Jan Hoffman says to give messages without preamble or apology, and that's a good discipline, but I'm finding it impossible here... So please bear with me, ladies and gentlemen, while I ask you to bear with me.

Apologies on the long delay for the next post in my spiritual journey series... (If it's not too much hubris to imagine anyone out there cares about that!) Part IV is definately the toughest part to write about: so many things happened in such a short span of time, and continue to be important to who I have become. It's particularly personal material, and some of it still a tad painful. But mostly, I'm really hoping to bring the series in under the length of St. Augustine's Confessions (helping myself to Marshall's humorous analogy) and this one is tough to edit.

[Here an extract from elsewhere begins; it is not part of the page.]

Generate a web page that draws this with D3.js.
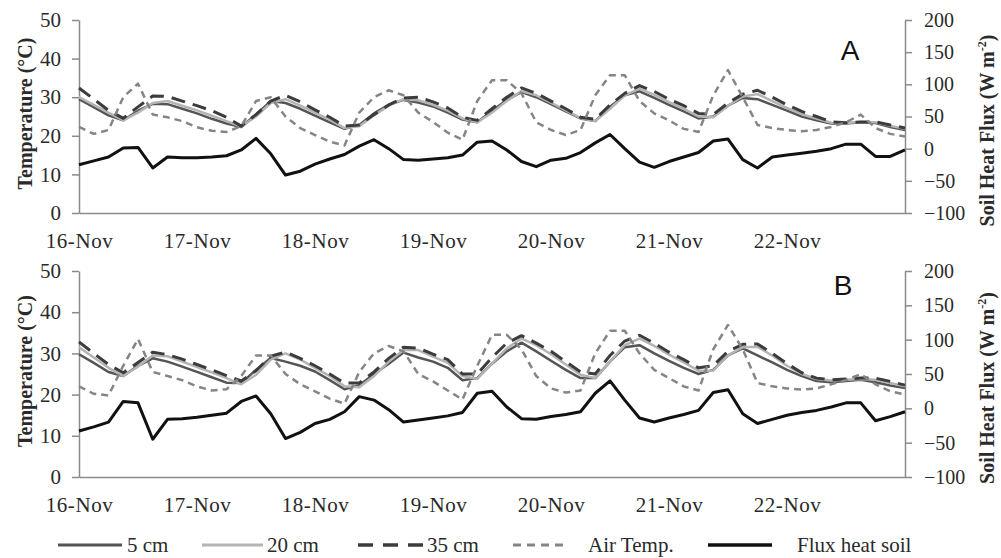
<!DOCTYPE html>
<html>
<head>
<meta charset="utf-8">
<script src="https://cdn.jsdelivr.net/npm/d3@7"></script>
<style>
  body { margin: 0; background: #fff; }
  svg { display: block; }
  svg text { font-family: "Liberation Serif", "Times New Roman", "DejaVu Serif", serif; }
  svg text.letter { font-family: "Liberation Sans", Arial, sans-serif; }
</style>
</head>
<body>
<svg id="chart" width="1001" height="558"></svg>
<script>
// hours since 16-Nov 00:00, every 3 h
const hours = [0, 3, 6, 9, 12, 15, 18, 21, 24, 27, 30, 33, 36, 39, 42, 45, 48, 51, 54, 57,
  60, 63, 66, 69, 72, 75, 78, 81, 84, 87, 90, 93, 96, 99, 102, 105, 108, 111, 114, 117,
  120, 123, 126, 129, 132, 135, 138, 141, 144, 147, 150, 153, 156, 159, 162, 165, 168]

const dayTicks = [0, 24, 48, 72, 96, 120, 144]
const dayLabels = ["16-Nov", "17-Nov", "18-Nov", "19-Nov", "20-Nov", "21-Nov", "22-Nov"]
const tempTicks = [0, 10, 20, 30, 40, 50]
const fluxTicks = [-100, -50, 0, 50, 100, 150, 200]
const seriesNames = ["5 cm", "20 cm", "35 cm", "Air Temp.", "Flux heat soil"]

// Panel A
const a5 = [29.5, 27.4, 25.3, 24.0, 26.5, 28.3, 28.2, 27.0, 25.8, 24.4, 23.2, 22.3, 25.5, 29.0, 28.5, 27.0, 25.2, 23.5, 21.8, 22.8,
  25.8, 28.0, 29.3, 28.6, 27.6, 26.0, 24.2, 23.5, 26.5, 29.3, 31.3, 30.0, 28.2, 26.3, 24.5, 23.8, 27.5, 30.5, 31.5, 29.8,
  28.0, 26.3, 24.5, 25.0, 27.8, 29.8, 29.5, 28.0, 26.5, 25.0, 24.0, 23.2, 23.2, 23.5, 23.3, 22.3, 21.5]
const a20 = [30.0, 28.0, 26.0, 24.0, 26.0, 28.5, 29.0, 27.8, 26.6, 25.2, 23.8, 22.4, 25.0, 28.5, 29.5, 27.8, 26.0, 24.2, 22.0, 22.5,
  25.3, 27.8, 29.5, 29.2, 28.0, 26.5, 24.5, 23.5, 26.0, 29.0, 31.6, 30.5, 28.6, 26.6, 24.6, 23.8, 27.0, 30.5, 32.2, 30.6,
  28.7, 27.0, 25.0, 24.8, 27.8, 30.2, 30.8, 29.0, 27.2, 25.6, 24.5, 23.4, 23.3, 23.6, 23.5, 22.6, 21.8]
const a35 = [32.4, 29.5, 26.6, 24.5, 27.5, 30.3, 30.2, 29.0, 27.8, 26.5, 24.8, 22.5, 25.5, 29.0, 30.5, 28.8, 26.7, 24.8, 22.5, 22.8,
  25.5, 28.0, 29.8, 30.0, 28.8, 27.2, 24.8, 24.0, 27.0, 30.0, 32.4, 31.0, 29.0, 27.0, 24.8, 24.3, 28.0, 31.0, 33.0, 31.5,
  29.5, 27.8, 25.8, 25.5, 28.5, 30.8, 31.8, 30.0, 28.0, 26.3, 25.0, 23.6, 23.4, 23.6, 23.6, 22.8, 22.0]
const aAir = [22.3, 20.5, 21.5, 30.0, 33.5, 25.5, 24.8, 23.8, 22.2, 21.3, 21.0, 22.5, 29.0, 30.0, 25.0, 22.0, 20.2, 18.5, 17.5, 26.0,
  30.0, 31.8, 30.5, 26.0, 23.6, 20.8, 19.0, 29.0, 34.4, 34.4, 31.0, 23.5, 21.5, 20.2, 21.5, 30.5, 35.7, 35.7, 29.0, 25.8,
  24.0, 21.8, 21.0, 30.5, 37.0, 30.0, 22.8, 22.0, 21.5, 21.2, 21.5, 22.3, 23.5, 25.5, 22.0, 20.5, 19.8]
const aFlux = [-25, -19, -13, 1, 2, -30, -13, -14, -14, -13, -11, -2, 16, -8, -41, -35, -24, -16, -9, 4,
  14, 0, -17, -18, -16, -14, -10, 10, 12, -2, -20, -28, -18, -15, -6, 9, 22, 0, -21, -29,
  -20, -13, -6, 12, 15, -17, -30, -13, -10, -7, -4, 0, 7, 7, -12, -12, -2]

// Panel B
const b5 = [29.8, 27.7, 25.5, 24.5, 27.0, 28.8, 28.0, 26.8, 25.5, 24.2, 22.9, 22.8, 26.0, 28.9, 28.0, 27.0, 25.6, 23.5, 21.3, 22.3,
  25.0, 27.5, 30.2, 29.0, 28.0, 26.5, 23.5, 24.0, 27.5, 30.5, 32.6, 30.5, 28.2, 26.0, 24.0, 24.0, 28.0, 31.5, 32.0, 30.0,
  28.2, 26.5, 25.0, 26.0, 29.5, 31.2, 29.5, 27.8, 26.0, 24.5, 23.3, 23.0, 23.3, 23.6, 23.0, 22.2, 21.6]
const b20 = [31.5, 29.0, 26.5, 24.5, 26.8, 29.5, 29.3, 28.0, 26.7, 25.4, 24.0, 22.5, 24.8, 28.5, 30.0, 28.5, 26.5, 24.5, 22.0, 21.8,
  24.5, 28.0, 30.8, 30.8, 29.2, 27.7, 24.5, 23.8, 27.5, 31.2, 33.6, 32.0, 29.8, 27.3, 24.8, 24.0, 28.0, 32.0, 33.6, 31.8,
  29.7, 27.8, 25.8, 25.8, 29.5, 31.5, 31.6, 29.5, 27.0, 25.0, 23.8, 23.4, 23.6, 23.8, 23.6, 22.8, 22.0]
const b35 = [32.8, 30.0, 27.3, 25.3, 27.8, 30.3, 29.7, 28.6, 27.3, 26.0, 24.6, 23.3, 25.8, 29.3, 30.3, 28.8, 27.0, 25.0, 22.8, 22.8,
  25.5, 28.8, 31.5, 31.3, 29.8, 28.5, 25.0, 25.0, 29.0, 32.5, 34.3, 32.5, 30.5, 28.0, 25.5, 25.0, 29.5, 33.0, 34.4, 32.5,
  30.3, 28.5, 26.5, 27.0, 30.5, 32.2, 32.3, 30.0, 27.5, 25.3, 24.0, 23.6, 23.8, 24.0, 24.0, 23.2, 22.3]
const bAir = [22.0, 20.2, 19.8, 27.0, 33.5, 25.5, 24.5, 23.5, 22.0, 21.0, 21.3, 24.5, 29.5, 29.5, 25.0, 22.5, 20.8, 19.0, 17.8, 25.5,
  30.0, 31.8, 30.5, 25.0, 23.2, 21.0, 18.8, 27.0, 34.5, 34.5, 31.0, 24.5, 21.5, 20.5, 21.0, 30.0, 35.5, 35.5, 30.0, 26.0,
  24.0, 22.0, 21.0, 31.0, 36.9, 31.0, 22.8, 22.0, 21.5, 21.2, 21.5, 22.5, 23.5, 25.0, 22.5, 20.8, 20.0]
const bFlux = [-33, -27, -20, 10, 8, -45, -16, -15, -13, -10, -7, 10, 18, -8, -44, -35, -22, -16, -5, 17,
  12, -2, -20, -17, -14, -11, -6, 22, 25, 2, -15, -16, -12, -9, -5, 22, 40, 12, -14, -20,
  -14, -9, -3, 23, 27, -8, -22, -16, -10, -6, -3, 2, 8, 8, -18, -12, -5]

const panels = [
  { letter: "A", top: 20, bottom: 213, lx: 850, ly: 60, series: [a5, a20, a35, aAir, aFlux] },
  { letter: "B", top: 271, bottom: 477, lx: 843, ly: 295, series: [b5, b20, b35, bAir, bFlux] }
]

const lineStyles = [
  { stroke: "#555555", width: 2.5, dash: null },
  { stroke: "#b4b4b4", width: 2.5, dash: null },
  { stroke: "#3c3c3c", width: 3, dash: "14,8" },
  { stroke: "#858585", width: 2.5, dash: "7,5" },
  { stroke: "#111111", width: 3, dash: null }
]

const axisColor = "#8a8a8a"
const textColor = "#2a2a2a"

const svg = d3.select("#chart")
const x = d3.scaleLinear().domain([0, 168]).range([79, 905])

function styleAxis(g, size) {
  g.attr("font-family", null).attr("font-size", size)
  g.select(".domain").attr("stroke", axisColor).attr("stroke-width", 1.5)
  g.selectAll(".tick line").attr("stroke", axisColor).attr("stroke-width", 1.5)
  g.selectAll(".tick text").attr("fill", textColor)
}

panels.forEach(p => {
  const yT = d3.scaleLinear().domain([0, 50]).range([p.bottom, p.top])
  const yF = d3.scaleLinear().domain([-100, 200]).range([p.bottom, p.top])
  const g = svg.append("g")

  // left axis
  g.append("g")
    .attr("transform", `translate(${x(0)},0)`)
    .call(d3.axisLeft(yT).tickValues(tempTicks).tickSize(7).tickSizeOuter(0).tickPadding(11))
    .call(a => styleAxis(a, 21))

  // right axis
  g.append("g")
    .attr("transform", `translate(${x(168)},0)`)
    .call(d3.axisRight(yF).tickValues(fluxTicks).tickSize(7).tickSizeOuter(0).tickPadding(12))
    .call(a => styleAxis(a, 20))

  // bottom axis
  g.append("g")
    .attr("transform", `translate(0,${p.bottom})`)
    .call(d3.axisBottom(x).tickValues(dayTicks).tickSize(0).tickSizeOuter(0).tickPadding(20)
      .tickFormat((d, i) => dayLabels[i]))
    .call(a => styleAxis(a, 21))
    .call(a => a.selectAll(".tick text").attr("letter-spacing", 0.6))

  // series
  p.series.forEach((vals, i) => {
    const y = i === 4 ? yF : yT
    const st = lineStyles[i]
    const line = d3.line().x((d, j) => x(hours[j])).y(d => y(d))
    g.append("path")
      .datum(vals)
      .attr("d", line)
      .attr("fill", "none")
      .attr("stroke", st.stroke)
      .attr("stroke-width", st.width)
      .attr("stroke-dasharray", st.dash)
      .attr("stroke-linejoin", "round")
  })

  // panel letter
  g.append("text")
    .attr("class", "letter")
    .attr("x", p.lx).attr("y", p.ly)
    .attr("text-anchor", "middle")
    .attr("font-size", 28)
    .attr("fill", "#111")
    .text(p.letter)

  const midY = (p.top + p.bottom) / 2

  // left title
  g.append("text")
    .attr("transform", `translate(32,${midY - 3}) rotate(-90)`)
    .attr("text-anchor", "middle")
    .attr("font-weight", "bold")
    .attr("font-size", 20)
    .attr("fill", textColor)
    .text("Temperature (°C)")

  // right title
  const rt = g.append("text")
    .attr("transform", `translate(994,${midY + 14}) rotate(-90)`)
    .attr("text-anchor", "middle")
    .attr("font-weight", "bold")
    .attr("font-size", 20)
    .attr("fill", textColor)
  rt.append("tspan").text("Soil Heat Flux (W m")
  rt.append("tspan").attr("font-size", 12).attr("dy", -8).text("-2")
  rt.append("tspan").attr("dy", 8).text(")")
})

// legend
const legendX = [58, 202, 358, 513, 708]
const legendW = [64, 61, 65, 50, 64]
const legendTextX = [127, 267, 427, 588, 797]
const legendY = 545
const lg = svg.append("g")
seriesNames.forEach((name, i) => {
  const st = lineStyles[i]
  lg.append("line")
    .attr("x1", legendX[i]).attr("x2", legendX[i] + legendW[i])
    .attr("y1", legendY).attr("y2", legendY)
    .attr("stroke", st.stroke)
    .attr("stroke-width", i === 4 ? 3.5 : st.width + 0.5)
    .attr("stroke-dasharray", i === 2 ? "15,10" : i === 3 ? "8,6" : null)
  lg.append("text")
    .attr("x", legendTextX[i]).attr("y", legendY + 7)
    .attr("font-size", 21)
    .attr("fill", textColor)
    .text(name)
})
</script>
</body>
</html>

It's also hard to balance self-revelation with privacy, and plain speaking with a desire not to have some of the more difficult aspects of the story used against the Pagan community... I'm just feeling a need to season this one very, very carefully. (Quite a contrast to my usual slap-dash style...)

And thanks to the (to you all) mostly invisible Peter for his assistance as an editor. If I manage to get this installment out in a readable form somewhat shorter than the average Steven King novel, it will be owing to his loving assistance.

Comments

Martin Kelley said…
Hi Cat, I can easily imagine how a spiritual autobiography would get trickier to write the closer to the present you get, especially if there are tender issues involved. Maybe this is why a lot of the Quaker ministers wrote them in old age! If and when you do publish it I'll try to read it in all openness. I certainly appreciate the sense of fairness you try to bring to your deliberation, and if there's something that you don't want to share it's fine to simply state there are more stories and issues that you don't think it appropriate to share.

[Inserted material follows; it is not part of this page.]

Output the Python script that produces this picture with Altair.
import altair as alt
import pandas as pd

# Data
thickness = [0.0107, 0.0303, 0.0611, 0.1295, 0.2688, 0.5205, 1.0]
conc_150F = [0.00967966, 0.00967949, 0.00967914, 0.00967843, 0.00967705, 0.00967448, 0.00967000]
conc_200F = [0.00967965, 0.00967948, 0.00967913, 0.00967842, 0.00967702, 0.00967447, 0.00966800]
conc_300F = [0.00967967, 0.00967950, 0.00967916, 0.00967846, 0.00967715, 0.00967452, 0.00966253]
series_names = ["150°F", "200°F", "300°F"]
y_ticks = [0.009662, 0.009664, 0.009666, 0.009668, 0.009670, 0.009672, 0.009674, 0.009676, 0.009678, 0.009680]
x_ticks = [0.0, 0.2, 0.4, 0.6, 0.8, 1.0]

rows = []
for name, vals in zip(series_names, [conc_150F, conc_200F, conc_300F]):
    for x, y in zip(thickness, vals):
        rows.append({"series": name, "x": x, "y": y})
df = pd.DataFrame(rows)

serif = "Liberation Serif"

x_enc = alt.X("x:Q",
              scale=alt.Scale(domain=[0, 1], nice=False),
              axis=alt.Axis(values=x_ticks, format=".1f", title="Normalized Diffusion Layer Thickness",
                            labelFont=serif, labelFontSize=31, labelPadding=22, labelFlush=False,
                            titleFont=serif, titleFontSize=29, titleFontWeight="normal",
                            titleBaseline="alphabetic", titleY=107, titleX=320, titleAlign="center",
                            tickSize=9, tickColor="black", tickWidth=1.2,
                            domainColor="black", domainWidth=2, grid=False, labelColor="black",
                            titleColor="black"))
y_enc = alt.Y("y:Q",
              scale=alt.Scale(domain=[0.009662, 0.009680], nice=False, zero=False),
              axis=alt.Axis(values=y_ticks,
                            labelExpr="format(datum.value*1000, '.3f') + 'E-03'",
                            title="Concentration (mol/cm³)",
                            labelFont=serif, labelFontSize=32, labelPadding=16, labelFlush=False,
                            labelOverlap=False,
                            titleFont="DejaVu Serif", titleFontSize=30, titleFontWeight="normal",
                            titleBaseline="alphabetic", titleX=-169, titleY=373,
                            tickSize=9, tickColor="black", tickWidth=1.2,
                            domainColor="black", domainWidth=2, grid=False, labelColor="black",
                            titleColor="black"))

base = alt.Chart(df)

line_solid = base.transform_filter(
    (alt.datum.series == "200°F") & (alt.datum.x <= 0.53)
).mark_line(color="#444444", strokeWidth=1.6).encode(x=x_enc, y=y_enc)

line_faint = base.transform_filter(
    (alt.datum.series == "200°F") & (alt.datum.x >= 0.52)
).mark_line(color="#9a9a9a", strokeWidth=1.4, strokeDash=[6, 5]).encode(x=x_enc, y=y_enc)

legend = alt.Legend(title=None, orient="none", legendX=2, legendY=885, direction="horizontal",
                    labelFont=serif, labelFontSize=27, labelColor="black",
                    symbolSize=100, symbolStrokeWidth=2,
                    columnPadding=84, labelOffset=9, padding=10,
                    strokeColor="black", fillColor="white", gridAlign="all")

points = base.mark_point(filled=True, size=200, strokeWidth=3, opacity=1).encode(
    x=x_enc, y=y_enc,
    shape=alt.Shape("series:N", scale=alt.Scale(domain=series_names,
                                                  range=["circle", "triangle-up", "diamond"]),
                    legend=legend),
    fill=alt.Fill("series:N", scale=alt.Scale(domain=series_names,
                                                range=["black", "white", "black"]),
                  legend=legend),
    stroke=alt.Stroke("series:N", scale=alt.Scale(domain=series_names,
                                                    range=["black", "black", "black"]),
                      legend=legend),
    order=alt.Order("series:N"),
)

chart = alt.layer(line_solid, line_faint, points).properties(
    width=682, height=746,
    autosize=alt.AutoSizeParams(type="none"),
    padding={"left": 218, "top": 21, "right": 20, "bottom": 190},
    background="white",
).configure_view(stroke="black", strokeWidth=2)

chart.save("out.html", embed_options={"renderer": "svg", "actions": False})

When I travel among Friends, I often don't blog about it immediately, except maybe to say I traveled, met nice people, etc., and that's because I sometimes see some major issues that I wish they would address (usually around accessibility/friendliness to newcomers). I'll wait a year then mention how in recent travels I saw x-y-z issues. That makes it a more general concern lifted up and not a critique against a particular community.

Good luck!
Your Friend, Martin @ QuakerRanter
Hi, I care! And feel that this type of warts and all account of why we are the spirtual beings we are is "theology" of the profoundest type.